*Goal*:
Using the listing below, please print exactly the lines from the one with "Recreate this image" through the one with "[leaf] (bonos) at". Leave out every picture.

*Available data*:

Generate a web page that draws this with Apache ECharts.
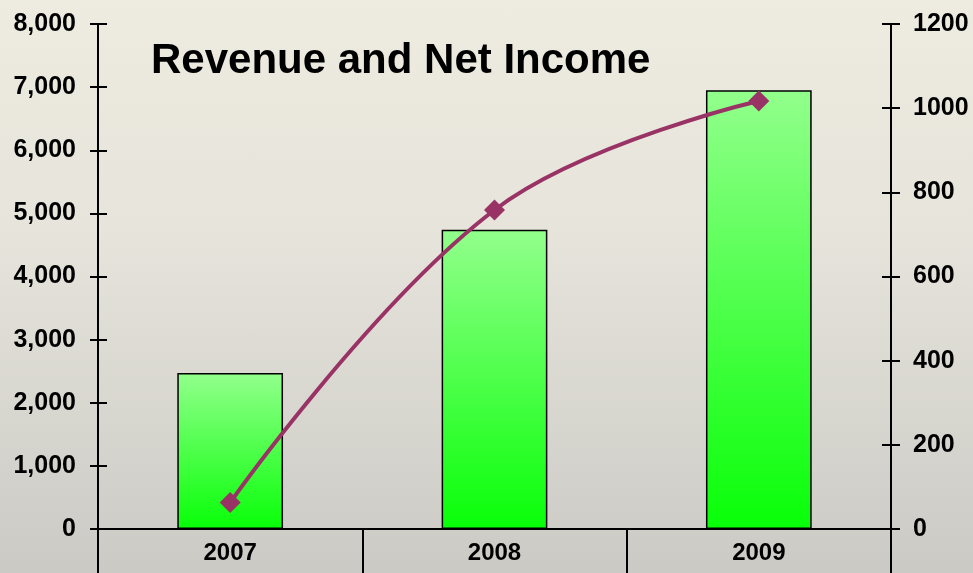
<!DOCTYPE html>
<html>
<head>
<meta charset="utf-8">
<script src="https://cdn.jsdelivr.net/npm/echarts@6/dist/echarts.min.js"></script>
<style>
html,body{margin:0;padding:0;}
#chart{width:973px;height:573px;background:linear-gradient(to bottom,#EEEBE0 0%,#E6E4DB 40%,#CBCAC5 100%);}
</style>
</head>
<body>
<div id="chart"></div>
<script>
var categories = ['2007', '2008', '2009'];
var revenue = [2470, 4740, 6950];
var netIncome = [63, 758, 1017];
var leftTicks = [0, 1000, 2000, 3000, 4000, 5000, 6000, 7000, 8000];
var rightTicks = [0, 200, 400, 600, 800, 1000, 1200];

var FONT = '"Liberation Sans", Arial, sans-serif';
var chart = echarts.init(document.getElementById('chart'));
function fmtComma(v){ return String(v).replace(/\B(?=(\d{3})+(?!\d))/g, ','); }
var leftMin = leftTicks[0], leftMax = leftTicks[leftTicks.length-1], leftInt = leftTicks[1]-leftTicks[0];
var rightMin = rightTicks[0], rightMax = rightTicks[rightTicks.length-1], rightInt = rightTicks[1]-rightTicks[0];
var axisLineStyle = {color:'#000', width:2};
chart.setOption({
  animation:false,
  title:{text:'Revenue and Net Income', left:146, top:35, textStyle:{fontFamily:FONT, fontWeight:'bold', fontSize:42, color:'#000'}},
  grid:{left:98, right:82, top:24, bottom:44, containLabel:false},
  xAxis:{type:'category', data:categories, boundaryGap:true,
    axisLine:{lineStyle:axisLineStyle},
    axisTick:{show:true, alignWithLabel:false, interval:0, length:50, lineStyle:axisLineStyle},
    axisLabel:{fontFamily:FONT, fontWeight:'bold', fontSize:24, color:'#000', margin:12}
  },
  yAxis:[
    {type:'value', position:'left', min:leftMin, max:leftMax, interval:leftInt,
      axisLine:{show:true, lineStyle:axisLineStyle}, axisTick:{show:true, length:8, lineStyle:axisLineStyle},
      splitLine:{show:false},
      axisLabel:{fontFamily:FONT, fontWeight:'bold', fontSize:25, color:'#000', margin:22, formatter:fmtComma}},
    {type:'value', position:'right', min:rightMin, max:rightMax, interval:rightInt,
      axisLine:{show:true, lineStyle:axisLineStyle}, axisTick:{show:true, length:9, lineStyle:axisLineStyle},
      splitLine:{show:false},
      axisLabel:{fontFamily:FONT, fontWeight:'bold', fontSize:25, color:'#000', margin:22, formatter:function(v){return String(v);}}},
    {type:'value', position:'left', min:leftMin, max:leftMax, interval:leftInt,
      axisLine:{show:false}, axisTick:{show:true, inside:true, length:9, lineStyle:axisLineStyle},
      splitLine:{show:false}, axisLabel:{show:false}},
    {type:'value', position:'right', min:rightMin, max:rightMax, interval:rightInt,
      axisLine:{show:false}, axisTick:{show:true, inside:true, length:9, lineStyle:axisLineStyle},
      splitLine:{show:false}, axisLabel:{show:false}}
  ],
  series:[
    {name:'Revenue', type:'bar', yAxisIndex:0, data:revenue, barWidth:'40%',
      itemStyle:{borderColor:'#000', borderWidth:1.5,
        color:new echarts.graphic.LinearGradient(0,0,0,1,[{offset:0,color:'#92FF8C'},{offset:1,color:'#08FF08'}])}},
    {name:'Net Income', type:'line', yAxisIndex:1, data:netIncome, smooth:0.4,
      symbol:'diamond', symbolSize:21, z:5,
      lineStyle:{color:'#993366', width:4},
      itemStyle:{color:'#993366'}}
  ]
});
</script>
</body>
</html>
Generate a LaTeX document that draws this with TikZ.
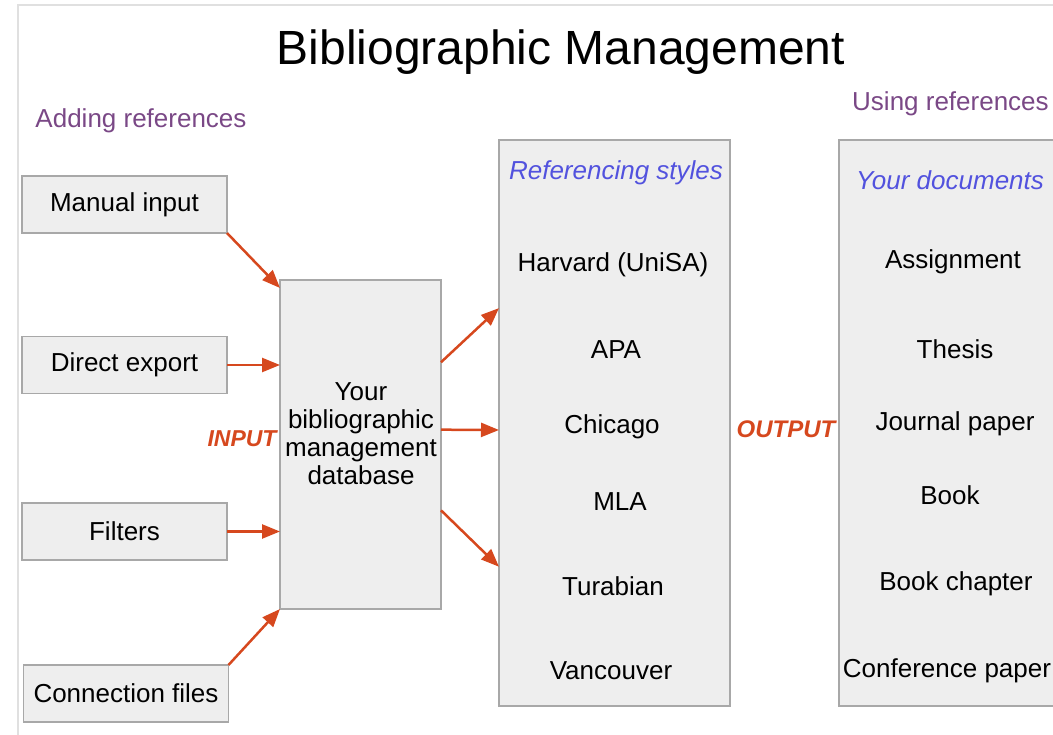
\documentclass[tikz,border=0pt]{standalone}
\usepackage{fontspec}
\setmainfont{Liberation Sans}
\usepackage{tikz}
\usepackage{xcolor}
\usetikzlibrary{calc,shapes,arrows.meta}
\definecolor{arrowred}{RGB}{214, 72, 30}
\definecolor{sectpurple}{RGB}{122, 72, 134}
\definecolor{headblue}{RGB}{82, 82, 222}
\definecolor{boxfill}{RGB}{238, 238, 238}
\definecolor{boxline}{RGB}{168, 168, 168}
\definecolor{framegray}{RGB}{224, 224, 224}
\newcommand{\sectlabel}[1]{\textcolor{sectpurple}{#1}}
\newcommand{\colhead}[1]{\textit{\textcolor{headblue}{#1}}}
\newcommand{\flowtag}[1]{\textbf{\textit{\textcolor{arrowred}{#1}}}}
\tikzset{
  srcbox/.style={draw=boxline, fill=boxfill, line width=1.5pt, outer sep=0pt,
    minimum width=205pt, minimum height=57pt},
  bigbox/.style={draw=boxline, fill=boxfill, line width=1.5pt, outer sep=0pt},
  item/.style={inner sep=0pt},
  flow/.style={draw=arrowred, line width=2.5pt, -{Triangle[length=18pt,width=14pt]}}
}

\begin{document}
\begin{tikzpicture}[x=1pt, y=-1pt, font=\fontsize{26}{28}\selectfont]
\useasboundingbox (0,0) rectangle (1053,735);
\draw[framegray, line width=2pt] (18,735) -- (18,5) -- (1053,5);

\node[item] (title) at (561,52) {\fontsize{48}{52}\selectfont Bibliographic Management};
\node[item] (adding) at (141,121) {\sectlabel{Adding references}};
\node[item, anchor=west] (using) at (852,104) {\sectlabel{Using references}};

% sources
\node[srcbox] (manual) at (124.5,204.5) {Manual input};
\node[srcbox] (direct) at (124.5,365) {Direct export};
\node[srcbox] (filters) at (124.5,531.5) {Filters};
\node[srcbox] (connfiles) at (126,693.5) {Connection files};

% database
\node[bigbox, minimum width=161pt, minimum height=329pt] (db) at (360.5,444.5) {};
\node[item, align=center] (dbtext) at (361,434) {Your\\bibliographic\\management\\database};
\node[item] (input) at (242,439) {\fontsize{23}{26}\selectfont\flowtag{INPUT}};

% referencing styles
\node[bigbox, minimum width=231pt, minimum height=566pt] (styles) at (614.5,423) {};
\node[item] (styleshead) at (616,173) {\colhead{Referencing styles}};
\node[item] (harvard) at (613,265) {Harvard (UniSA)};
\node[item] (apa) at (616,350) {APA};
\node[item] (chicago) at (612,427) {Chicago};
\node[item] (mla) at (620,502) {MLA};
\node[item] (turabian) at (613,586) {Turabian};
\node[item] (vancouver) at (611,671) {Vancouver};

\node[item] (output) at (786,429) {\fontsize{24}{26}\selectfont\flowtag{OUTPUT}};

% your documents
\node[bigbox, minimum width=232pt, minimum height=566pt] (docs) at (955,423) {};
\node[item] (docshead) at (950,180) {\colhead{Your documents}};
\node[item] (assignment) at (953,262) {Assignment};
\node[item] (thesis) at (955,349) {Thesis};
\node[item] (journal) at (955,424) {Journal paper};
\node[item] (book) at (950,495) {Book};
\node[item] (chapter) at (956,584) {Book chapter};
\node[item] (conference) at (947,671) {Conference paper};

% arrows in
\draw[flow] (manual.south east) -- ($(db.north west)+(0,8)$);
\draw[flow] (direct.east) -- (db.west |- direct.east);
\draw[flow] (filters.east) -- (db.west |- filters.east);
\draw[flow] (connfiles.north east) -- (db.south west);

% arrows out
\draw[flow] ($(db.north east)!0.25!(db.south east)$) -- ($(styles.north west)!0.297!(styles.south west)$);
\draw[flow] ($(db.north east)!0.455!(db.south east)$) -- (styles.west |- 0,430);
\draw[flow] ($(db.north east)!0.7!(db.south east)$) -- ($(styles.north west)!0.754!(styles.south west)$);
\end{tikzpicture}
\end{document}
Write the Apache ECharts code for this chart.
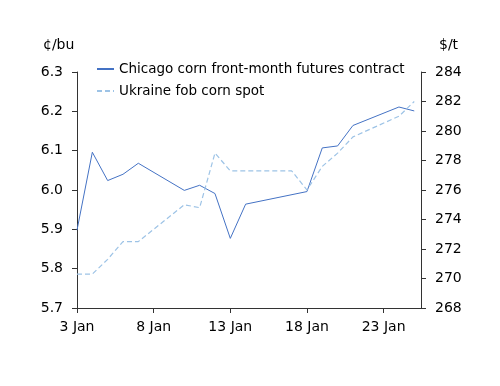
<!DOCTYPE html>
<html>
<head>
<meta charset="utf-8">
<script src="https://cdn.jsdelivr.net/npm/echarts@6/dist/echarts.min.js"></script>
<style>
html,body{margin:0;padding:0;background:#fff;}
#c{width:500px;height:386px;}
</style>
</head>
<body>
<div id="c"></div>
<script>
// Day of January 2022 (trading days)
const chicagoDays = [3,4,5,6,7,10,11,12,13,14,18,19,20,21,24,25];
const chicagoValues = [5.898,6.096,6.024,6.04,6.068,5.999,6.012,5.991,5.877,5.964,5.996,6.107,6.112,6.164,6.211,6.201];
const ukraineDays = [3,4,5,6,7,10,11,12,13,14,17,18,19,20,21,24,25];
const ukraineValues = [270.3,270.3,271.3,272.5,272.5,275.0,274.8,278.5,277.3,277.3,277.3,276.0,277.6,278.5,279.6,281.0,282.0];
const seriesNames = ['Chicago corn front-month futures contract','Ukraine fob corn spot'];
const leftUnit = '¢/bu';
const rightUnit = '$/t';

const FONT = 'DejaVu Sans';
const axisCol = '#333333';
const chart = echarts.init(document.getElementById('c'), null, {renderer:'canvas'});
const commonY = {
  axisLine:{show:true,lineStyle:{color:axisCol,width:1}},
  axisTick:{show:true,length:5,lineStyle:{color:axisCol}},
  splitLine:{show:false},
  axisLabel:{color:'#000',fontFamily:FONT,fontSize:14,margin:14}
};
chart.setOption({
  animation:false,
  textStyle:{fontFamily:FONT},
  grid:{left:77,right:79,top:72,bottom:78,containLabel:false},
  legend:{
    orient:'vertical',left:91,top:57,itemWidth:17,itemHeight:10,itemGap:8,
    itemStyle:{color:'rgba(0,0,0,0)',borderColor:'rgba(0,0,0,0)',borderWidth:0,opacity:0},
    textStyle:{fontFamily:FONT,fontSize:13.5,color:'#000'},
    data:seriesNames
  },
  graphic:[
    {type:'text',left:43,top:38,style:{text:leftUnit,font:'14px "DejaVu Sans"',fill:'#000'}},
    {type:'text',left:439,top:38,style:{text:rightUnit,font:'14px "DejaVu Sans"',fill:'#000'}}
  ],
  xAxis:{
    type:'value',min:3,max:25.44,interval:5,
    axisLine:{show:true,lineStyle:{color:axisCol,width:1}},
    axisTick:{show:true,length:5,lineStyle:{color:axisCol}},
    splitLine:{show:false},
    axisLabel:{color:'#000',fontFamily:FONT,fontSize:14,margin:12,showMaxLabel:false,
      formatter:v=>Math.round(v)+' Jan'}
  },
  yAxis:[
    Object.assign({type:'value',position:'left',min:5.7,max:6.3,interval:0.1},commonY,
      {axisLabel:Object.assign({},commonY.axisLabel,{formatter:v=>v.toFixed(1)})}),
    Object.assign({type:'value',position:'right',min:268,max:284,interval:2},commonY,
      {axisLabel:Object.assign({},commonY.axisLabel,{formatter:v=>String(Math.round(v))})})
  ],
  series:[
    {name:seriesNames[0],type:'line',yAxisIndex:0,symbol:'none',
     lineStyle:{color:'#4472C4',width:1},itemStyle:{color:'#4472C4'},
     data:chicagoDays.map((d,i)=>[d,chicagoValues[i]])},
    {name:seriesNames[1],type:'line',yAxisIndex:1,symbol:'none',
     lineStyle:{color:'#9DC3E6',width:1.2,type:[5,3]},itemStyle:{color:'#9DC3E6'},
     data:ukraineDays.map((d,i)=>[d,ukraineValues[i]])}
  ]
});
</script>
</body>
</html>
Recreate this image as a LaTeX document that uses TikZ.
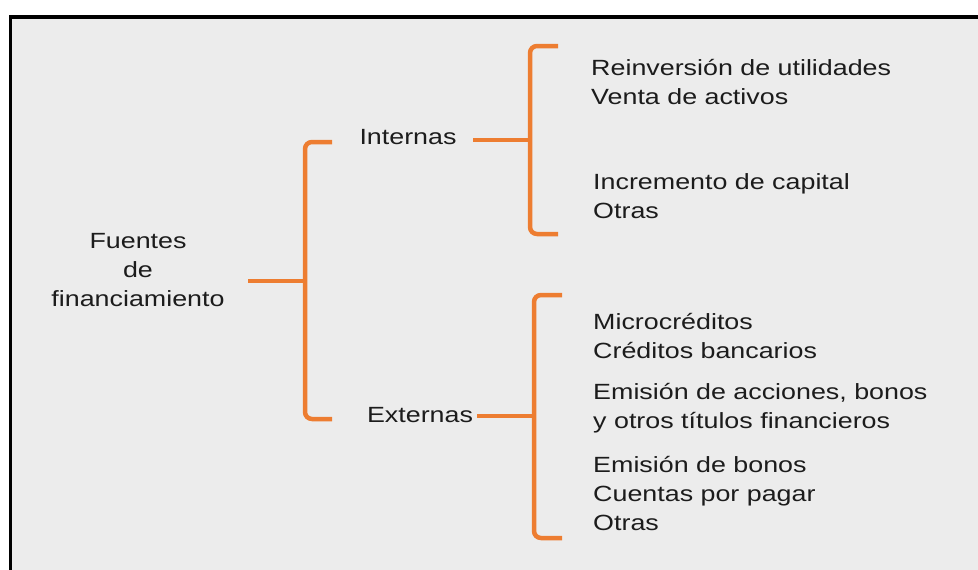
\documentclass[tikz,border=0pt]{standalone}
\usepackage{fontspec}
\setmainfont{Liberation Sans}
\usepackage{tikz}
\definecolor{braceorange}{HTML}{ED7D31}
\definecolor{panelgray}{HTML}{ECECEC}
\definecolor{inkgray}{HTML}{1C1C1C}
\tikzstyle{label} = [text=inkgray, inner sep=0pt, xscale=1.22, font=\fontsize{22}{29}\selectfont]
\tikzstyle{leaf} = [label, anchor=west, align=left]
\tikzstyle{head} = [label, align=center]
\tikzstyle{brace} = [draw=braceorange, line width=4.5pt, rounded corners=7pt]
\tikzstyle{stub} = [draw=braceorange, line width=4.5pt]

\begin{document}
\begin{tikzpicture}[x=1pt, y=-1pt]
      \useasboundingbox (0,0) rectangle (978,570);
      % Panel
      \fill [white] (0,0) rectangle (978,570);
      \fill [panelgray] (10.5,17) rectangle (978,570);
      \draw [line width=3.5pt] (10.5,570) -- (10.5,17) -- (978,17);

      % Place nodes
      \node [head] (fuentes) at (138,270) {Fuentes\\de\\financiamiento};
      \node [head] (internas) at (408,137) {Internas};
      \node [head] (externas) at (420,415) {Externas};
      \node [leaf] (reinv) at (591,82) {Reinversión de utilidades\\Venta de activos};
      \node [leaf] (incr) at (593,196) {Incremento de capital\\Otras};
      \node [leaf] (micro) at (593,336) {Microcréditos\\Créditos bancarios};
      \node [leaf] (acciones) at (593,408) {Emisión de acciones, bonos\\y otros títulos financieros};
      \node [leaf] (bonos) at (593,494) {Emisión de bonos\\Cuentas por pagar\\Otras};

      % Brace points
      \coordinate (fb-in) at (248,281);
      \coordinate (fb-tip) at (305,281);
      \coordinate (fb-top) at (332,142);
      \coordinate (fb-bot) at (332,419);
      \coordinate (ib-in) at (473,140);
      \coordinate (ib-tip) at (530,140);
      \coordinate (ib-top) at (558,46);
      \coordinate (ib-bot) at (558,234);
      \coordinate (eb-in) at (477,416);
      \coordinate (eb-tip) at (534,416);
      \coordinate (eb-top) at (562,295);
      \coordinate (eb-bot) at (562,538);

      % Draw edges
      \path [stub] (fb-in) -- (fb-tip);
      \path [brace] (fb-top) -| (fb-tip) |- (fb-bot);
      \path [stub] (ib-in) -- (ib-tip);
      \path [brace] (ib-top) -| (ib-tip) |- (ib-bot);
      \path [stub] (eb-in) -- (eb-tip);
      \path [brace] (eb-top) -| (eb-tip) |- (eb-bot);
\end{tikzpicture}
\end{document}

*Complete response*:
Recreate this image as a LaTeX document that uses TikZ.
\documentclass[tikz,border=0pt]{standalone}
\usepackage{fontspec}
\setmainfont{Liberation Sans}
\usepackage{tikz}
\definecolor{braceorange}{HTML}{ED7D31}
\definecolor{panelgray}{HTML}{ECECEC}
\definecolor{inkgray}{HTML}{1C1C1C}
\tikzstyle{label} = [text=inkgray, inner sep=0pt, xscale=1.22, font=\fontsize{22}{29}\selectfont]
\tikzstyle{leaf} = [label, anchor=west, align=left]
\tikzstyle{head} = [label, align=center]
\tikzstyle{brace} = [draw=braceorange, line width=4.5pt, rounded corners=7pt]
\tikzstyle{stub} = [draw=braceorange, line width=4.5pt]

\begin{document}
\begin{tikzpicture}[x=1pt, y=-1pt]
      \useasboundingbox (0,0) rectangle (978,570);
      % Panel
      \fill [white] (0,0) rectangle (978,570);
      \fill [panelgray] (10.5,17) rectangle (978,570);
      \draw [line width=3.5pt] (10.5,570) -- (10.5,17) -- (978,17);

      % Place nodes
      \node [head] (fuentes) at (138,270) {Fuentes\\de\\financiamiento};
      \node [head] (internas) at (408,137) {Internas};
      \node [head] (externas) at (420,415) {Externas};
      \node [leaf] (reinv) at (591,82) {Reinversión de utilidades\\Venta de activos};
      \node [leaf] (incr) at (593,196) {Incremento de capital\\Otras};
      \node [leaf] (micro) at (593,336) {Microcréditos\\Créditos bancarios};
      \node [leaf] (acciones) at (593,408) {Emisión de acciones, bonos\\y otros títulos financieros};
      \node [leaf] (bonos) at (593,494) {Emisión de bonos\\Cuentas por pagar\\Otras};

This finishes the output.